His voice was low and controlled.
“Worst case, you stop posting online. It’s not like this family can’t support you.”
But even my father did not expect the image on the phone to change in the next moment.
The livestream camera turned toward him.
When I was fifteen, my father was targeted by a former business partner and nearly died in a car accident.
In the video, a car slammed into him and sent him flying across the road.
His leg snapped on impact.
White bone pierced through torn skin, and blood spread beneath him in a dark pool.
My mother and Connor saw everything.
But neither of them stepped forward.
They were too afraid of getting their expensive custom-made clothes dirty.
They stood far away and watched him bleed, as if he were a stranger.
Only I ran to him.
I was terrified, shaking so hard I could barely breathe, but I still rushed over without thinking.
I pressed my clothes against his wound and called 911.
My father was taken into emergency surgery.
I spent every point I had to make sure he survived the operation.
Then I took three days off from school and stayed awake for three days and three nights to take care of him.
But when he finally opened his eyes, the first thing he did was rip out his IV.
He grabbed the glass bottle beside him and smashed it against my forehead.
Blood ran down my face.
He looked at my exhausted, frightened expression and found comfort in his own twisted reasoning.
“It’s because of you.”
His voice was hoarse with hatred.
“Because you’re cursed, I got into that accident. Every bit of pain I suffered was because of you.
“I hit you because you deserved it.”
Beside me, the System let out a long sigh.
“Host, was it really worth spending all your points to save someone like this? Now your points are gone, and every mission has to start over. If you fail to form a bond in the end, you will be erased.”
I held back the pain and gave it a bright smile.
“It’s okay. I can earn more points.”
My voice was small, but stubborn.
“But I only have one dad.”
The System muttered under its breath.
“A dad like that is worse than no dad at all.”
In my last life, I had been an orphan.
I had never known what having a family felt like.
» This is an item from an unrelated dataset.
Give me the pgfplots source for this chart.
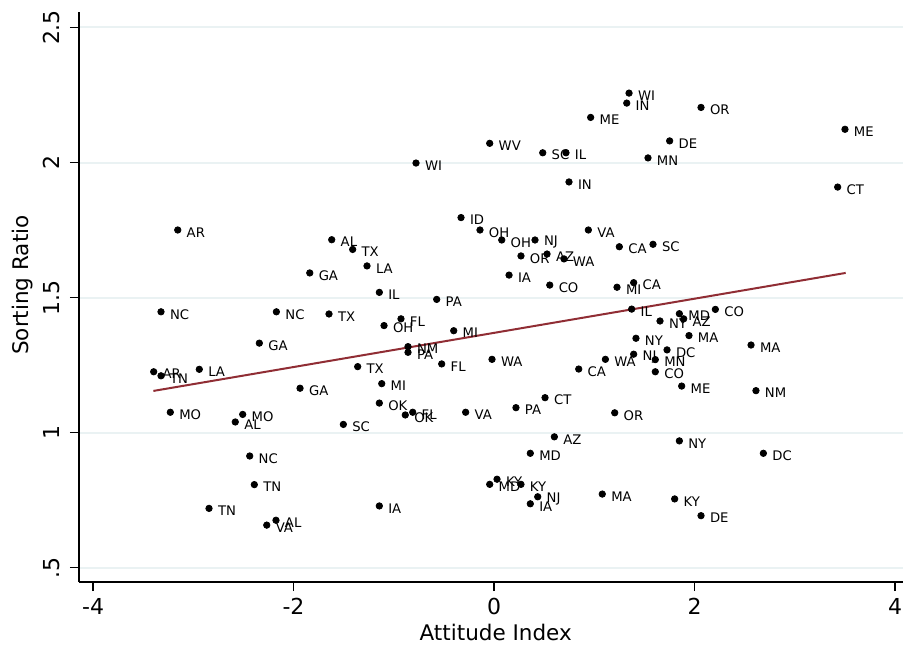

This time, after I came into this world, I finally had blood relatives.
For the first time, I thought I understood what it meant to belong to someone.
Nothing I did for them was ever for points.
I did it because they were my family.
The people I loved most.
By the time the video reached this part, the comments were still pouring in, furious and relentless.
That car accident had made the news back then.
It had caused a huge stir and stayed on the trending list for days.
People quickly realized this was not some scripted drama.
It had really happened.
[I’m honestly speechless. She was the only one in that family who cared whether he lived or died, and he still treated her like that? He’s worse than an animal.]